==== RECORDS SUPPLIED ====

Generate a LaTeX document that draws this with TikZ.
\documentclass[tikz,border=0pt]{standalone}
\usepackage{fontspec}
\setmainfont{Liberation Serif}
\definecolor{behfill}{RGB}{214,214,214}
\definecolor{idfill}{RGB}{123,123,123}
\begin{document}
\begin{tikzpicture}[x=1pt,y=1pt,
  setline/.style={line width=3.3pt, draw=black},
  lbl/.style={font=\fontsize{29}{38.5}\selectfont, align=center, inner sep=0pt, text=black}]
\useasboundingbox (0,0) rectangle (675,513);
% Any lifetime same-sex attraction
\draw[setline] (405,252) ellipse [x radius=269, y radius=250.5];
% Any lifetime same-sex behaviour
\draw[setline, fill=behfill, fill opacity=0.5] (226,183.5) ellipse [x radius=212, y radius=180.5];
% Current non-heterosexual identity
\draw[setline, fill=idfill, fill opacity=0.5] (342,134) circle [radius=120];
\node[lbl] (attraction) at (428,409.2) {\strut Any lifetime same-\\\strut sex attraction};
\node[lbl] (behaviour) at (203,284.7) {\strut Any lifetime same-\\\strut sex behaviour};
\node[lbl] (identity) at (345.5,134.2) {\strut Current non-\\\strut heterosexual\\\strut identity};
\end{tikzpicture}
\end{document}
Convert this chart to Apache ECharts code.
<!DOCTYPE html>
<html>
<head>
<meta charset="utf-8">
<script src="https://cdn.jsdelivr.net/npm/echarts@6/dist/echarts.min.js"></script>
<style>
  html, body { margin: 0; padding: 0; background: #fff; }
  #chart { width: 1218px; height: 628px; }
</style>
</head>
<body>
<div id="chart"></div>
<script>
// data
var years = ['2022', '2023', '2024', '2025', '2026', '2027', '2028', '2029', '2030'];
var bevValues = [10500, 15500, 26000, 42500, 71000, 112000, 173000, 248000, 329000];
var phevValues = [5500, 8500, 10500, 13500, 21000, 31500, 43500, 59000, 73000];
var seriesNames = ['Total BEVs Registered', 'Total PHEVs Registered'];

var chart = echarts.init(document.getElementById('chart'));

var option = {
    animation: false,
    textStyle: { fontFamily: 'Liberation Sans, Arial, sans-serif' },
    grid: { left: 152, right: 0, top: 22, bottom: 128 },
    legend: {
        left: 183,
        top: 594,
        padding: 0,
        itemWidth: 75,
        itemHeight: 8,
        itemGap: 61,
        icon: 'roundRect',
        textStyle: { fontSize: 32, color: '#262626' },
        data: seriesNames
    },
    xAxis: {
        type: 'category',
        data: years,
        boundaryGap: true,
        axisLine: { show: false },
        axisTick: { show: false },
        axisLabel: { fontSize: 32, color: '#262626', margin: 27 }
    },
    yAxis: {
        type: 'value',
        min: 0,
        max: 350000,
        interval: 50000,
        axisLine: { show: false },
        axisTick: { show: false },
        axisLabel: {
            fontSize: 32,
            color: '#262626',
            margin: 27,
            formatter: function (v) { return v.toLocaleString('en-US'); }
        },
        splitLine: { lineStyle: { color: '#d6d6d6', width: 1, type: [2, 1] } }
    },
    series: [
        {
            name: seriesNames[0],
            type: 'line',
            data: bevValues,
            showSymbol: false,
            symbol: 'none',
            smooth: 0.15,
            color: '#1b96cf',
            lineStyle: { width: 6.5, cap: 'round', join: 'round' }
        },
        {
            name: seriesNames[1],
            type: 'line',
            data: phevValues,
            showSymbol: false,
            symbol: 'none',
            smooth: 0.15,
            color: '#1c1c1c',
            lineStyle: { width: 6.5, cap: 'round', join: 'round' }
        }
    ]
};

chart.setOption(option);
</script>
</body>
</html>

====

> TASK GOAL: Each line from the line containing "Convert this chart to Apache ECharts code." through the line containing "var chart = echarts.init(document.getElementById('chart'));" is to be transcribed exactly, and no other line.

> TASK RESPONSE:
Convert this chart to Apache ECharts code.
<!DOCTYPE html>
<html>
<head>
<meta charset="utf-8">
<script src="https://cdn.jsdelivr.net/npm/echarts@6/dist/echarts.min.js"></script>
<style>
  html, body { margin: 0; padding: 0; background: #fff; }
  #chart { width: 1218px; height: 628px; }
</style>
</head>
<body>
<div id="chart"></div>
<script>
// data
var years = ['2022', '2023', '2024', '2025', '2026', '2027', '2028', '2029', '2030'];
var bevValues = [10500, 15500, 26000, 42500, 71000, 112000, 173000, 248000, 329000];
var phevValues = [5500, 8500, 10500, 13500, 21000, 31500, 43500, 59000, 73000];
var seriesNames = ['Total BEVs Registered', 'Total PHEVs Registered'];

var chart = echarts.init(document.getElementById('chart'));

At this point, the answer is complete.